An investigator's affidavit that he has seen gambling equipment being moved into a house at a specified address will support the issuance of a search warrant. The oath affirms the honesty of the statement and negatives the lie or imagination. Personal observation attests to the facts asserted—that there is gambling equipment on the premises at the named address.

But if the officer simply avers, without more, that there is gambling paraphernalia on certain premises, the warrant should not issue, even though the belief of the officer is an honest one, as evidenced by his oath, and even though the magistrate knows him to be an experienced, intelligent officer who has been reliable in the past. This much was settled in Nathanson v. United States, 290 U. S. 41 (1933), where the Court held insufficient an officer's affidavit swearing he had cause to believe that there was illegal liquor on the premises for which the warrant was sought. The unsupported assertion or belief of the officer does not satisfy the requirement of probable cause. Jones v. United States, 362 U. S. 257, 269 (1960); Grau v. United States, 287 U. S. 124 (1932); Byars v. United States, 273 U. S. 28, 29 (1927).
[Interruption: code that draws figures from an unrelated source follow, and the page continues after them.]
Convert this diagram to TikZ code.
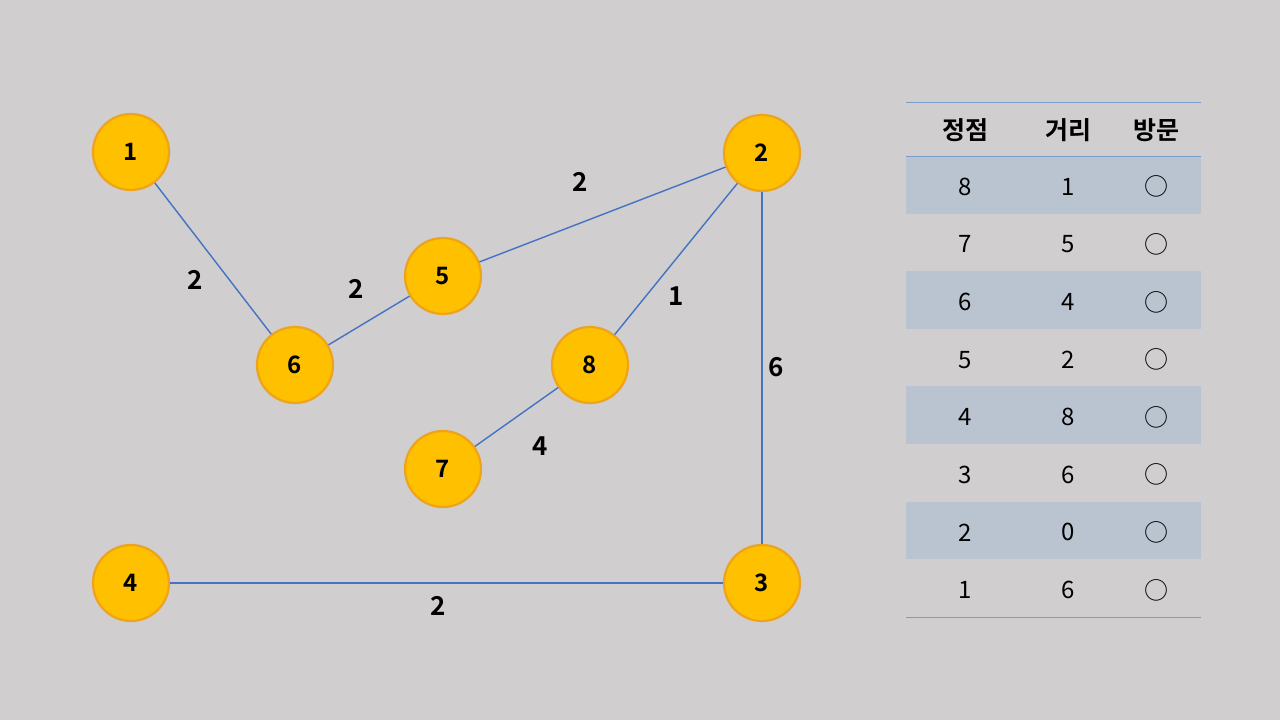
\documentclass[tikz,border=0pt]{standalone}
\usepackage{fontspec}
\setmainfont{Noto Sans CJK KR}
\newfontfamily\kbold{Noto Sans CJK KR Bold}
\usetikzlibrary{calc,positioning}

\definecolor{bgcol}{HTML}{D0CECE}
\definecolor{vfill}{HTML}{FFC000}
\definecolor{vline}{HTML}{EDA31C}
\definecolor{ecol}{HTML}{4472C4}
\definecolor{rowcol}{HTML}{B9C4D0}
\definecolor{rulecol}{HTML}{7A9CC8}

\begin{document}
\begin{tikzpicture}[x=1pt,y=-1pt]

	\tikzset{vertex/.style={
				circle,fill=vfill,draw=vline,line width=2.2pt,
				minimum size=76pt,inner sep=0pt,
				font=\kbold\fontsize{24}{24}\selectfont
			},
		edge/.style={draw=ecol,line width=1.4pt},
		weight/.style={font=\kbold\fontsize{26}{26}\selectfont},
		cell/.style={font=\fontsize{24}{24}\selectfont},
		head/.style={font=\kbold\fontsize{25}{25}\selectfont}
	}

	\fill[bgcol] (0,0) rectangle (1280,720);

	% vertices
	\foreach \n/\x/\y in {1/131/152, 2/762/153, 5/443/276, 6/295/365, 8/590/365, 7/443/469, 4/131/583, 3/762/583} {
			\node[vertex] (v\n) at (\x,\y) {\n};
		}

	% edges
	\draw[edge] (v1) -- (v6);
	\draw[edge] (v6) -- (v5);
	\draw[edge] (v5) -- (v2);
	\draw[edge] (v8) -- (v2);
	\draw[edge] (v2) -- (v3);
	\draw[edge] (v7) -- (v8);
	\draw[edge] (v4) -- (v3);

	\foreach \w/\x/\y/\nm in {2/195/280/w16, 2/356/289/w65, 2/580/182/w52, 1/676/296/w82, 6/776/367/w23, 4/540/446/w78, 2/438/606/w43} {
			\node[weight] (\nm) at (\x,\y) {\w};
		}

	% table
	\foreach \r in {0,2,4,6} {
			\fill[rowcol] (906,{156+\r*57.6}) rectangle (1201,{156+(\r+1)*57.6});
		}
	\draw[rulecol,line width=1pt] (906,102) -- (1201,102);
	\draw[rulecol,line width=1pt] (906,156) -- (1201,156);
	\draw[rulecol,line width=1pt] (906,617) -- (1201,617);

	\node[head] (h1) at (965,130) {정점};
	\node[head] (h2) at (1068,130) {거리};
	\node[head] (h3) at (1156,130) {방문};

	\foreach \v/\d [count=\i from 0] in {8/1, 7/5, 6/4, 5/2, 4/8, 3/6, 2/0, 1/6} {
			\node[cell] (c\i_1) at (965,{158+(\i+0.5)*57.6}) {\v};
			\node[cell] (c\i_2) at (1068,{158+(\i+0.5)*57.6}) {\d};
			\node[cell] (c\i_3) at (1156,{158+(\i+0.5)*57.6}) {○};
		}
\end{tikzpicture}
\end{document}
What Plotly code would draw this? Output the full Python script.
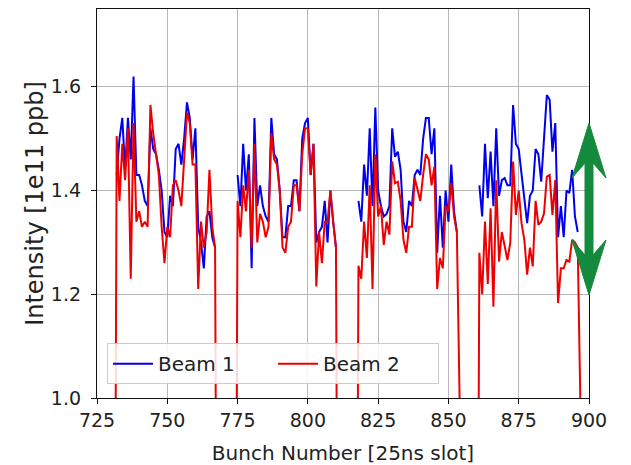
import plotly.graph_objects as go

# ---------------- data ----------------
train_starts = [732, 775, 818, 861]

beam1_train1 = [1.43, 1.50, 1.54, 1.44, 1.54, 1.46, 1.62, 1.43, 1.43, 1.41, 1.38, 1.37,
                1.52, 1.48, 1.47, 1.44, 1.40, 1.32, 1.31, 1.39, 1.37, 1.48, 1.49, 1.45,
                1.50, 1.57, 1.54, 1.46, 1.52, 1.33, 1.30, 1.25, 1.35, 1.36, 1.31, 1.29]
beam1_train2 = [1.43, 1.37, 1.49, 1.40, 1.47, 1.25, 1.54, 1.37, 1.41, 1.37, 1.35, 1.34,
                1.54, 1.47, 1.46, 1.40, 1.31, 1.31, 1.37, 1.37, 1.42, 1.42, 1.36, 1.50,
                1.53, 1.54, 1.43, 1.49, 1.30, 1.32, 1.33, 1.38, 1.30, 1.40, 1.34, 1.29]
beam1_train3 = [1.38, 1.34, 1.45, 1.39, 1.52, 1.37, 1.56, 1.40, 1.37, 1.35, 1.355, 1.37,
                1.52, 1.465, 1.475, 1.44, 1.34, 1.32, 1.38, 1.37, 1.43, 1.44, 1.43, 1.50,
                1.54, 1.54, 1.47, 1.52, 1.28, 1.39, 1.29, 1.40, 1.34, 1.45, 1.36, 1.32]
beam1_train4 = [1.41, 1.35, 1.49, 1.385, 1.475, 1.37, 1.52, 1.39, 1.42, 1.424, 1.41, 1.41,
                1.565, 1.49, 1.48, 1.43, 1.376, 1.337, 1.39, 1.40, 1.48, 1.47, 1.417, 1.50,
                1.584, 1.575, 1.475, 1.53, 1.31, 1.37, 1.31, 1.40, 1.395, 1.44, 1.35, 1.32]

beam2_train1 = [1.505, 1.38, 1.49, 1.42, 1.52, 1.23, 1.53, 1.34, 1.36, 1.33, 1.34, 1.33,
                1.565, 1.51, 1.47, 1.43, 1.33, 1.26, 1.33, 1.31, 1.41, 1.42, 1.40, 1.37,
                1.46, 1.55, 1.53, 1.45, 1.45, 1.21, 1.34, 1.29, 1.32, 1.44, 1.33, 1.29]
beam2_train2 = [1.38, 1.31, 1.41, 1.36, 1.44, 1.29, 1.49, 1.30, 1.355, 1.34, 1.31, 1.33,
                1.51, 1.46, 1.45, 1.40, 1.29, 1.28, 1.33, 1.34, 1.41, 1.41, 1.36, 1.47,
                1.52, 1.52, 1.43, 1.49, 1.215, 1.32, 1.26, 1.34, 1.34, 1.40, 1.34, 1.29]
beam2_train3 = [1.255, 1.23, 1.34, 1.27, 1.41, 1.21, 1.47, 1.35, 1.37, 1.295, 1.34, 1.315,
                1.456, 1.414, 1.417, 1.38, 1.305, 1.28, 1.33, 1.33, 1.424, 1.40, 1.38, 1.43,
                1.47, 1.46, 1.41, 1.446, 1.21, 1.27, 1.25, 1.37, 1.36, 1.414, 1.35, 1.32]
beam2_train4 = [1.28, 1.20, 1.34, 1.22, 1.366, 1.176, 1.42, 1.263, 1.32, 1.29, 1.266, 1.30,
                1.456, 1.353, 1.40, 1.337, 1.305, 1.238, 1.29, 1.254, 1.38, 1.334, 1.34, 1.356,
                1.427, 1.43, 1.353, 1.42, 1.183, 1.25, 1.25, 1.266, 1.263, 1.305, 1.30, 1.29]

slot_first, slot_last = 725, 900
x_ticks = [725, 750, 775, 800, 825, 850, 875, 900]
y_ticks = [1.0, 1.2, 1.4, 1.6]
y_tick_labels = ["1.0", "1.2", "1.4", "1.6"]

# ---------------- build series ----------------
beam1_trains = [beam1_train1, beam1_train2, beam1_train3, beam1_train4]
beam2_trains = [beam2_train1, beam2_train2, beam2_train3, beam2_train4]

slots = list(range(slot_first, slot_last + 1))
beam1 = [None] * len(slots)
beam2 = [0.0] * len(slots)   # empty slots have zero intensity
for start, t1, t2 in zip(train_starts, beam1_trains, beam2_trains):
    for i, (a, b) in enumerate(zip(t1, t2)):
        beam1[start + i - slot_first] = a
        beam2[start + i - slot_first] = b

# page body has an 8px margin, so the figure is offset by 8px
OFF = 8
W, H = 623, 457
ML, MR, MT, MB = 89, 42, 1, 67
FONT = "DejaVu Sans"

fig = go.Figure()
fig.add_trace(go.Scatter(x=slots, y=beam1, mode="lines", name="Beam 1",
                         line=dict(color="#0000ee", width=2), connectgaps=False))
fig.add_trace(go.Scatter(x=slots, y=beam2, mode="lines", name="Beam 2",
                         line=dict(color="#ee0000", width=2)))

# green double arrow (window-pixel geometry converted to paper coords)
pw, ph = W - ML - MR, H - MT - MB
def px(p):
    return (p - OFF - ML) / pw
def py(q):
    return (H - MB - (q - OFF)) / ph

cx, hw = 589, 4
pts = [(cx, 123), (cx + 17, 178), (cx + hw, 163), (cx + hw, 255), (cx + 17, 240),
       (cx, 295), (cx - 17, 240), (cx - hw, 255), (cx - hw, 163), (cx - 17, 178)]
path = "M " + " L ".join(f"{px(a):.5f},{py(b):.5f}" for a, b in pts) + " Z"
fig.add_shape(type="path", path=path, xref="paper", yref="paper",
              fillcolor="#138a3c", line=dict(color="#138a3c", width=1), layer="above")

axis_common = dict(showgrid=True, gridcolor="#b8b8b8", gridwidth=1, zeroline=False,
                   showline=True, linecolor="#111", linewidth=1.3, mirror=True,
                   ticks="outside", ticklen=5, tickcolor="#111", tickwidth=1.2,
                   tickfont=dict(family=FONT, size=19, color="#222"))

fig.update_layout(
    width=W, height=H,
    margin=dict(l=ML, r=MR, t=MT, b=MB),
    paper_bgcolor="white", plot_bgcolor="white",
    font=dict(family=FONT, color="#222"),
    xaxis=dict(range=[slot_first, slot_last], tickvals=x_ticks,
               title=dict(text="Bunch Number [25ns slot]", font=dict(family=FONT, size=20), standoff=16),
               **axis_common),
    yaxis=dict(range=[1.0, 1.75], tickvals=y_ticks, ticktext=y_tick_labels,
               ticklabelstandoff=6,
               title=dict(text="Intensity [1e11 ppb]", font=dict(family=FONT, size=24), standoff=0),
               **axis_common),
    legend=dict(orientation="h", x=0.0203, y=0.141, xanchor="left", yanchor="top",
                bgcolor="rgba(255,255,255,0.85)", bordercolor="#cccccc", borderwidth=1,
                font=dict(family=FONT, size=20, color="#222"),
                itemwidth=40, entrywidth=110, entrywidthmode="pixels"),
    showlegend=True,
)

fig.write_html("out.html")
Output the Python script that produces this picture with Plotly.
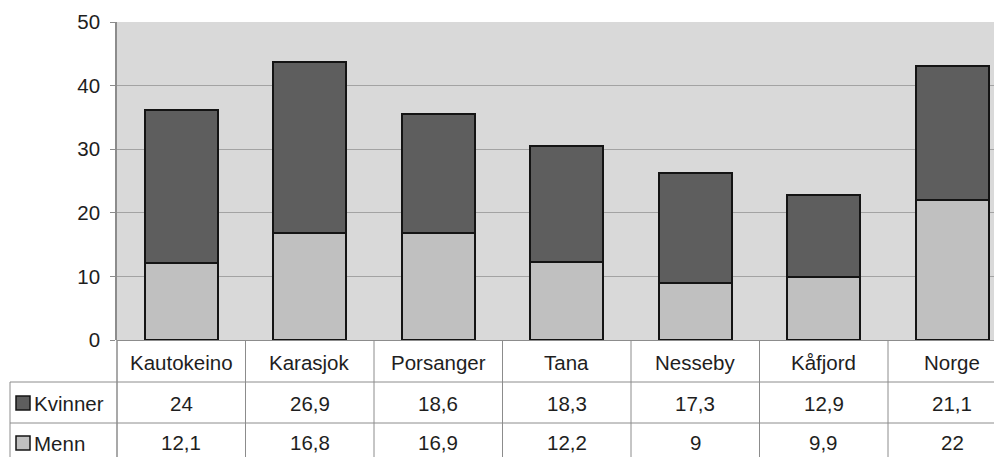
import plotly.graph_objects as go

categories = ["Kautokeino", "Karasjok", "Porsanger", "Tana", "Nesseby", "Kåfjord", "Norge"]
kvinner = [24, 26.9, 18.6, 18.3, 17.3, 12.9, 21.1]
menn = [12.1, 16.8, 16.9, 12.2, 9, 9.9, 22]
series_names = ["Kvinner", "Menn"]
y_ticks = [0, 10, 20, 30, 40, 50]

OFF = 8  # page body margin
PAGE_W, PAGE_H = 1002, 457
PLOT_L, PLOT_T, PLOT_B = 117, 22, 340  # page px of plot area
W, H = PAGE_W - OFF, PAGE_H - OFF
L, T = PLOT_L - OFF, PLOT_T - OFF
B = H - (PLOT_B - OFF)
R = 0
PW, PH = W - L - R, H - T - B
CAT_W = 128.5  # px per category


def px_x(px):
    return (px - PLOT_L) / PW


def px_y(py):
    return (PLOT_B - py) / PH


def fmt(v):
    if float(v).is_integer():
        return str(int(v))
    return str(v).replace(".", ",")


FONT = "Liberation Sans, Arial, sans-serif"
TXT = "#1e1e1e"
LINE = "#8c8c8c"
DARK = "#5e5e5e"
LIGHT = "#c0c0c0"
FS = 20.5

x_idx = list(range(len(categories)))

fig = go.Figure()
fig.add_bar(x=x_idx, y=menn, name="Menn", width=0.57,
            marker=dict(color=LIGHT, line=dict(color="#141414", width=2)))
fig.add_bar(x=x_idx, y=kvinner, name="Kvinner", width=0.57,
            marker=dict(color=DARK, line=dict(color="#141414", width=2)))

shapes = []
annotations = []

y_top = px_y(340)
y_r1 = px_y(382)
y_r2 = px_y(423)
y_bot = px_y(460)
x_left = px_x(10)

for k in range(1, len(categories)):
    shapes.append(dict(type="line", xref="x", yref="paper", x0=k - 0.5, x1=k - 0.5,
                       y0=y_top, y1=y_bot, line=dict(color=LINE, width=1)))
shapes.append(dict(type="line", xref="paper", yref="paper", x0=0, x1=0,
                   y0=y_top, y1=y_bot, line=dict(color=LINE, width=1.5)))
shapes.append(dict(type="line", xref="paper", yref="paper", x0=x_left, x1=x_left,
                   y0=y_r1, y1=y_bot, line=dict(color=LINE, width=1)))
for yy in (y_r1, y_r2):
    shapes.append(dict(type="line", xref="paper", yref="paper", x0=x_left, x1=1,
                       y0=yy, y1=yy, line=dict(color=LINE, width=1)))

for (cy, col) in ((403, DARK), (443, LIGHT)):
    shapes.append(dict(type="rect", xref="paper", yref="paper",
                       x0=px_x(16), x1=px_x(30), y0=px_y(cy - 7), y1=px_y(cy + 7),
                       fillcolor=col, line=dict(color="#141414", width=1.5)))
for (cy, name) in ((403, series_names[0]), (443, series_names[1])):
    annotations.append(dict(xref="paper", yref="paper", x=px_x(32), y=px_y(cy),
                            text=name, showarrow=False, xanchor="left", yanchor="middle",
                            font=dict(size=FS, color=TXT, family=FONT)))

for i, c in enumerate(categories):
    annotations.append(dict(xref="x", yref="paper", x=i, y=px_y(362), text=c,
                            showarrow=False, yanchor="middle",
                            font=dict(size=FS, color=TXT, family=FONT)))
    annotations.append(dict(xref="x", yref="paper", x=i, y=px_y(403), text=fmt(kvinner[i]),
                            showarrow=False, yanchor="middle",
                            font=dict(size=FS, color=TXT, family=FONT)))
    annotations.append(dict(xref="x", yref="paper", x=i, y=px_y(442), text=fmt(menn[i]),
                            showarrow=False, yanchor="middle",
                            font=dict(size=FS, color=TXT, family=FONT)))

fig.update_layout(
    width=W, height=H,
    margin=dict(l=L, r=R, t=T, b=B, pad=0),
    barmode="stack",
    showlegend=False,
    paper_bgcolor="white",
    plot_bgcolor="#d9d9d9",
    shapes=shapes,
    annotations=annotations,
)
fig.update_xaxes(range=[-0.5, -0.5 + PW / CAT_W], showticklabels=False, showgrid=False,
                 zeroline=False, showline=False, ticks="")
fig.update_yaxes(range=[0, 50], tickvals=y_ticks, ticktext=[str(t) for t in y_ticks],
                 showgrid=True, gridcolor="#a3a3a3", gridwidth=1,
                 zeroline=True, zerolinecolor=LINE, zerolinewidth=1,
                 showline=True, linecolor=LINE, linewidth=1.5,
                 ticks="outside", ticklen=5, tickcolor=LINE, ticklabelstandoff=6,
                 tickfont=dict(size=FS, color=TXT, family=FONT))

fig.write_html("out.html")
What is missing in Nathanson and like cases is a statement of the basis for the affiant's believing the facts contained in the affidavit—the good "cause" which the officer in Nathanson said he had. If an officer swears that there is gambling equipment at a certain address, the possibilities are (1) that he has seen the equipment; (2) that he has observed or perceived facts from which the presence of the equipment may reasonably be inferred; and (3) that he has obtained the information from someone else. If (1) is true, the affidavit is good. But in (2), the affidavit is insufficient unless the perceived facts are given, for it is the magistrate, not the *424 officer, who is to judge the existence of probable cause. Aguilar v. Texas, 378 U. S. 108 (1964); Giordenello v. United States, 357 U. S. 480, 486 (1958); Johnson v. United States, 333 U. S. 10, 14 (1948). With respect to (3), where the officer's information is hearsay, no warrant should issue absent good cause for crediting that hearsay. Because an affidavit asserting, without more, the location of gambling equipment at a particular address does not claim personal observation of any of the facts by the officer, and because of the likelihood that the information came from an unidentified third party, affidavits of this type are unacceptable.

Neither should the warrant issue if the officer states that there is gambling equipment in a particular apartment and that his information comes from an informant, named or unnamed, since the honesty of the informant and the basis for his report are unknown. Nor would the missing elements be completely supplied by the officer's oath that the informant has often furnished reliable information in the past. This attests to the honesty of the informant, but Aguilar v. Texas, supra, requires something more—did the information come from observation, or did the informant in turn receive it from another? Absent additional facts for believing the informant's report, his assertion stands no better than the oath of the officer to the same effect. Indeed, if the affidavit of an officer, known by the magistrate to be honest and experienced, stating that gambling equipment is located in a certain building is unacceptable, it would be quixotic if a similar statement from an honest informant were found to furnish probable cause. A strong argument can be made that both should be acceptable under the Fourth Amendment, but under our cases neither is. The past reliability of the informant can no more furnish probable cause for believing his *425 current report than can previous experience with the officer himself.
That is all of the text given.